Right now the surface water temperature on Lake Concordia is pretty much 52 to 53 degrees all over the lake. Toward the end of the month, we could see temperatures in the upper 40s, but that would be rare.
What we watch for in mid-February is a few days of sunshine and a slight rise in water temperature. When Lake Concordia hits 56 to 57 degrees, the first wave of female bass will make the move to the spawning flats. They may not actually start to spawn, but they will be in or close by the spawning areas.
The males are the first to move up. Male bass will search for a suitable site, preferably clear water with a hard bottom that receives a lot of sunshine with some thick cover close by. The female bass will then began to search for the nests. As Mother Nature intended, the larger females will take the best spawning beds. The smaller male bass work hard fanning out a one to two foot diameter area and keep it clean with hopes of drawing a female to his nest.
It is a very competitive time for the largemouth bass.
Back when we had moss in Lake Concordia, which made water clarity so much better, I would not fish but watch as three to four male bass would work hard building a nest. I found it more interesting to watch these fish at work than catching them.
During the spawn, it is just as important to practice catch and release of the smaller bass as it is the big egg-laden female bass. The female will lay some of her eggs and move on. The male will remain with the nest guarding it until the eggs hatch and the fry turn to fingerlings and swim away.
If you catch a male bass off a nest and keep it, the bream, turtles and other predators will move in and eat the eggs or fry.
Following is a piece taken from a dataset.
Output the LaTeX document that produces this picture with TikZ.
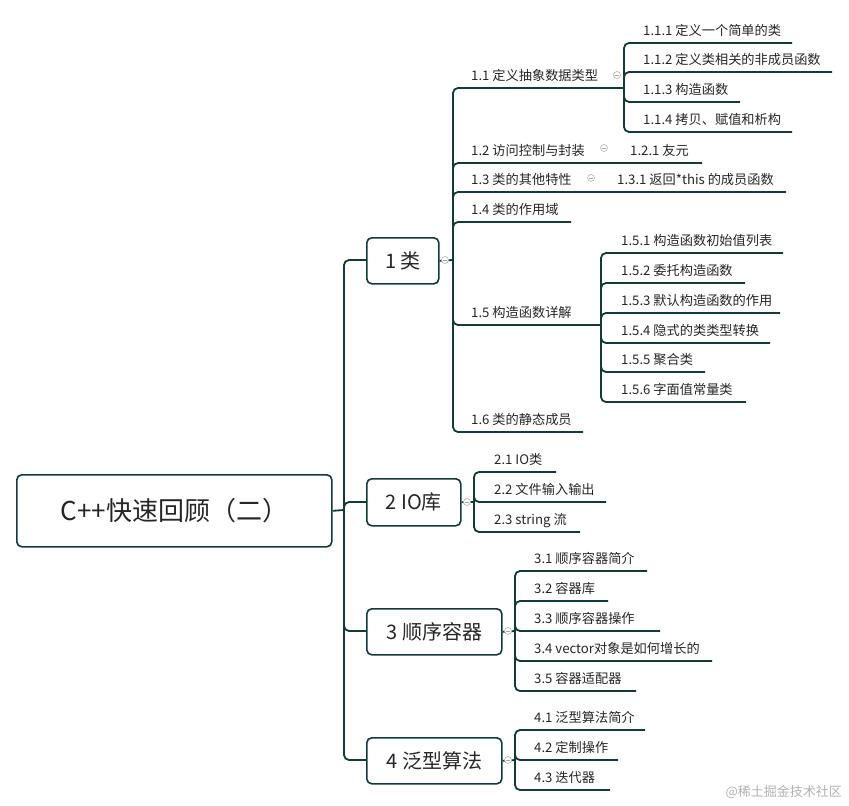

I am sort of jumping the gun and the reason is we all get excited about the bass and white perch spawn.
This is January and for now we only have a couple of patterns that will produce. Again, this all depends on what lake you are fishing.
If you are on a place like Okhissa Lake in Franklin County, it is a completely different game. Okhissa is an 1,100 acre man-made reservoir with creek channels, drop offs, lots of deep water and points. We don’t have that type of structure on the more or less dish pan bottom Louisiana oxbow lakes.
Right now the big female bass in the reservoirs are holding in 15 to 30 feet of water on main lake humps and ridges.
You can catch these bass and probably have your best day ever in January, by fishing heavy jigs and big jigging spoons.
A good sonar unit is a must when fishing offshore structures on any lake or reservoir. On the oxbow lakes we are very much limited to the deeper outside cypress trees, piers and man-made brush piles.
You might catch a bass in two feet of water and five casts later catch one in 25 feet of water.